当雷电打坏了电视机散文

  平地一声雷,打坏了老泰山那台辛勤工作的电视机。

当雷电打坏了电视机散文

  严重耳背的九旬老人没听见雷鸣,却看到了比雷鸣更快一步劈向窗棂的闪电,立马以比他高龄年轻几十岁的敏捷去关机,遥控器一时找不着,跨前两步要直接摁机上开关,谁知雷公就是不给他机会,抢在前一瞬间,果断地越俎代庖替他“关了机”,黑了屏,黑了那上面激情演绎爱恨情仇的那颗《勇敢的心》。

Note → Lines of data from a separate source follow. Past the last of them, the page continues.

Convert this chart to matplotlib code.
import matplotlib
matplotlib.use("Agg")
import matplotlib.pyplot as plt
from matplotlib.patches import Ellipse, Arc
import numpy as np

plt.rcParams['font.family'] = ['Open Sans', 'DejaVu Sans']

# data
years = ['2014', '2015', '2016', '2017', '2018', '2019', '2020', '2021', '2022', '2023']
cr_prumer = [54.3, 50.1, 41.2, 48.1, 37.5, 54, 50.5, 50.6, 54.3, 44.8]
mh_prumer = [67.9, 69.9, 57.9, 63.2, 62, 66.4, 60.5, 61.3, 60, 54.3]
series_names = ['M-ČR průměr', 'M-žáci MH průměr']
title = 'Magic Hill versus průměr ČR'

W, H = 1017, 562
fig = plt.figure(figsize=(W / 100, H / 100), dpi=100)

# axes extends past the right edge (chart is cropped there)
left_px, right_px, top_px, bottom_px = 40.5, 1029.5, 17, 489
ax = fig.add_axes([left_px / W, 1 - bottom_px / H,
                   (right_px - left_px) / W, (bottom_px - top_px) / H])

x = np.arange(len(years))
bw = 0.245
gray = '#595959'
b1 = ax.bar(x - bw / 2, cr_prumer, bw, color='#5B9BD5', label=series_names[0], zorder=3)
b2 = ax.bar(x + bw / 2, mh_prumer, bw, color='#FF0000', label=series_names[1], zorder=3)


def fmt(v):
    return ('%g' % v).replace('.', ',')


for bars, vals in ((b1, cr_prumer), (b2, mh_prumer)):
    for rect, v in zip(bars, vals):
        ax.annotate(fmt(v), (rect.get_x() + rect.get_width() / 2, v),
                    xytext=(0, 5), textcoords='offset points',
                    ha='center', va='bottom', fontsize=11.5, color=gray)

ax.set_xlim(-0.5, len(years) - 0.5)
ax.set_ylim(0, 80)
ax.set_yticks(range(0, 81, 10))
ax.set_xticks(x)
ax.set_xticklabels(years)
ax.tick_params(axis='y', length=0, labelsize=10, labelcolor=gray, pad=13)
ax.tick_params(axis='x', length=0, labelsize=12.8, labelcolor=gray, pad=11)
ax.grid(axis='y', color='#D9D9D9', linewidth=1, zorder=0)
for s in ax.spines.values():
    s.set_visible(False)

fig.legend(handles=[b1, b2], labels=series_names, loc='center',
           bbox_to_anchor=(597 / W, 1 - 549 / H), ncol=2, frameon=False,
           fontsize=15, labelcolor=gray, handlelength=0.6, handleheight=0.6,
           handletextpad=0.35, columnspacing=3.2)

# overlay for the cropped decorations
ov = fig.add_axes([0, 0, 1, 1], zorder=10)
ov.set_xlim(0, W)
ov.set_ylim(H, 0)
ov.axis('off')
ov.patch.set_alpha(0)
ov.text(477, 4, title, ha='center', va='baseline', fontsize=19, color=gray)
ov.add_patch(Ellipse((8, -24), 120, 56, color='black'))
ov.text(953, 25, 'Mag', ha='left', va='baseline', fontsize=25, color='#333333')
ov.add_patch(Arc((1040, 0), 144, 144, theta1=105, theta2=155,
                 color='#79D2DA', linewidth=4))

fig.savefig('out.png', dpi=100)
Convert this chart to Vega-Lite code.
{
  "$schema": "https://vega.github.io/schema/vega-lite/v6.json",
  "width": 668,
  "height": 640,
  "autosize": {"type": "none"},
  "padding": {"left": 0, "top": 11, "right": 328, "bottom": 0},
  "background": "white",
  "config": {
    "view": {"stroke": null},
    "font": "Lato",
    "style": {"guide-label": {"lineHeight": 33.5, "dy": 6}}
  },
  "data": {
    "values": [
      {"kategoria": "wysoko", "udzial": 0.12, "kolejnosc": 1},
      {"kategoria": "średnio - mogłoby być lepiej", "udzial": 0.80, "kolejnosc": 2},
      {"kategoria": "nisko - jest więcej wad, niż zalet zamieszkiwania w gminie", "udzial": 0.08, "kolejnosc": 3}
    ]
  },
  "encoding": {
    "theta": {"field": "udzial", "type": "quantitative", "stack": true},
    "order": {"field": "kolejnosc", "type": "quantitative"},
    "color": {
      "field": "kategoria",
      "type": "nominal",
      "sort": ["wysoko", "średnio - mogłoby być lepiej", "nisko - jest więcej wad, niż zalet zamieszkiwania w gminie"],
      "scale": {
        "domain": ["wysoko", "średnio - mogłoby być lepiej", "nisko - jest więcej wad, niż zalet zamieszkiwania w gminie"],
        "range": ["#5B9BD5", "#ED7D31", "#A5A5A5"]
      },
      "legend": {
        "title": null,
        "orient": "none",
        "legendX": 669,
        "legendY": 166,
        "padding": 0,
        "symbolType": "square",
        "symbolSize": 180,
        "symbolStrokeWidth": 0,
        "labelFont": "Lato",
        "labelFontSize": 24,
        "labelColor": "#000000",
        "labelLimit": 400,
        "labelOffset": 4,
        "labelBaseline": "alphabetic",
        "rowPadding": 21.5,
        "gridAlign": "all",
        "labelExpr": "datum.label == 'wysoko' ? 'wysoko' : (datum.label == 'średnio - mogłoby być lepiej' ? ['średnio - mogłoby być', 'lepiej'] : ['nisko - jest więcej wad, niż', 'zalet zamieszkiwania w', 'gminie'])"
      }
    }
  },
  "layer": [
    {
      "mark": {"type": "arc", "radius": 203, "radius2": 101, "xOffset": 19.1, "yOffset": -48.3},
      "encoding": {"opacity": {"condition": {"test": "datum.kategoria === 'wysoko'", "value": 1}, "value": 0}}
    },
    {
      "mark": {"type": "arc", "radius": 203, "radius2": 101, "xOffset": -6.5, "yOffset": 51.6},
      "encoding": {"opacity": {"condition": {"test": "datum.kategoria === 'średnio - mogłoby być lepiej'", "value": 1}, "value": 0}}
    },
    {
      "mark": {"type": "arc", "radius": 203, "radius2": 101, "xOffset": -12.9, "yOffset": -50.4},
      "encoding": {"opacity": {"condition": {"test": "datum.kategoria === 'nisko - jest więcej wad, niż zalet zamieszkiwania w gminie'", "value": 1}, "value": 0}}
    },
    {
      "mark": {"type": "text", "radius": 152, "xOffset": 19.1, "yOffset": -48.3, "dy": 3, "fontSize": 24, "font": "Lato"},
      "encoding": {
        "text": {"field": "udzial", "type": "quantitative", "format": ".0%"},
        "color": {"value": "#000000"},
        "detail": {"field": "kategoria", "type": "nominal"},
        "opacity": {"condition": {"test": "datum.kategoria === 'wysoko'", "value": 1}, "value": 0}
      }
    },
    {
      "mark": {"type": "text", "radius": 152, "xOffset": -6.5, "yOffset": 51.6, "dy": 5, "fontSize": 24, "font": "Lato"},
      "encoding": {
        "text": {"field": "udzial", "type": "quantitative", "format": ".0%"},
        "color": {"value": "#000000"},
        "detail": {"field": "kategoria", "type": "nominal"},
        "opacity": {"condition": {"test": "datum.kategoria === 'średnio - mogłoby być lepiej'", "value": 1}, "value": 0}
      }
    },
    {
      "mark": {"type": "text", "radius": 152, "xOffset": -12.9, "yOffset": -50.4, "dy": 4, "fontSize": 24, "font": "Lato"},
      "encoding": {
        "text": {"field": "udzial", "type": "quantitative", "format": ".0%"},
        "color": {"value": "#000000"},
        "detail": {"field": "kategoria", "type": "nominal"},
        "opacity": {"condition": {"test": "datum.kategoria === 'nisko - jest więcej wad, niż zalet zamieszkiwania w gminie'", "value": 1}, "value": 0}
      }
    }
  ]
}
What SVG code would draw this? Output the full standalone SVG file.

  之前我正在阳台上看天幕:热情爽朗的天,说翻脸就翻脸,几片看似跑跑龙套的乌云悠悠然跑经日头前,居然不畏高热,怔怔地站住了,刚一朦朦胧胧把彪悍的阿波罗整蛊成个蒙娜丽莎样,便有一道炫目的闪电极速挥鞭,无异于令旗一举,滚滚乌云驾着天马高速驰来,三五两下就把连续巡天个把礼拜把天气烧烤得发烫发焦的阿波罗劫持了,不见踪影了。此时,变得阴暗灰黑的天幕上奔涌翻滚的不仅仅是乌云,更有络绎不绝的电闪雷鸣,然后是狂风暴雨,空中骤然斜斜地抽下来无数条凶巴巴、亮闪闪、湿漉漉的鞭子。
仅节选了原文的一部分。